The magazine noted that Netanyahu, who has often boasted of his ability to “fortify the Israeli economy,” was ultimately forced to acknowledge the reality of the isolation, stating, “We will have to adapt to an economy based on self-sufficiency, a word I strongly dislike.”
However, “Foreign Policy” described this proposal as “an admission of incapacity, not a rescue plan,” pointing out that “Israel” is not an industrial state capable of self-producing its needs, and that its major defense projects, such as “Arrow” and “David’s Sling,” depend on American and European partnerships and supplies.
As the Netanyahu government attempts to mitigate the effects of the escalating European academic and economic boycott, reports indicate that the European Commission is considering suspending parts of the trade partnership agreement with “Israel.” Such a move would impact about 37% of its exports to Europe and cost the entity losses exceeding billions of Euros annually.
Concurrently with the contraction of defense exports, the Zionist entity faces a graver challenge in the Red Sea, where Yemeni forces in Sanaa have imposed near-total restrictions on Israeli navigation in Bab al-Mandeb.
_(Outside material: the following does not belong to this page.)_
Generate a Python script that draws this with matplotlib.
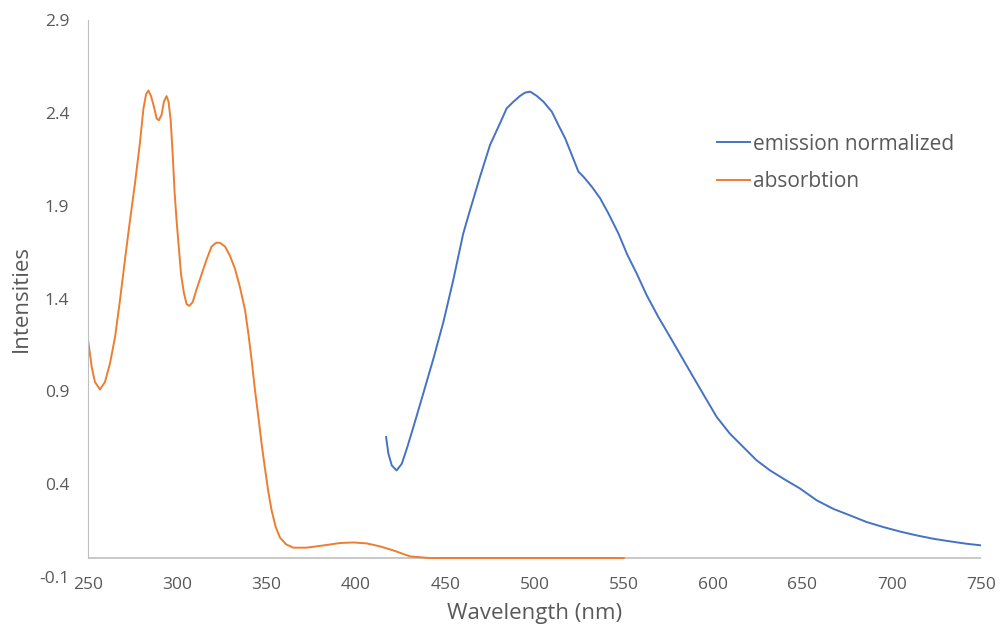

This has severed a vital artery for the passage of commercial vessels and energy, deepening the economic isolation crisis.
“Foreign Policy” cited Israeli researcher Michael Milstein as stating that Netanyahu’s vision, dubbed “Israel Sparta,” is merely an isolationist trend that transforms the entity into a “besieged military state,” noting that most Israelis “do not want to live in a North Korea-like model.”
Manuel Trajtenberg, former executive director of the Institute for National Security Studies, warned that the economic isolation of “Israel” would lead to a “sharp drop in the standard of living and threaten the army’s ability to maintain its operational capabilities.”
Observers believe the current situation paints a picture of a three-dimensional siege: an escalating economic boycott, growing political isolation, and a de facto naval blockade due to the Yemeni operations. This places Netanyahu before the most serious test of his tenure, amidst the potential collapse of the ruling coalition and the eruption of an unprecedented internal crisis.
In light of these developments, Netanyahu appears to be facing the most severe economic challenge in the entity’s history, as “Israel” gradually transforms from a state reliant on trade openness into an entity enduring suffocating isolation on land, sea, and in politics.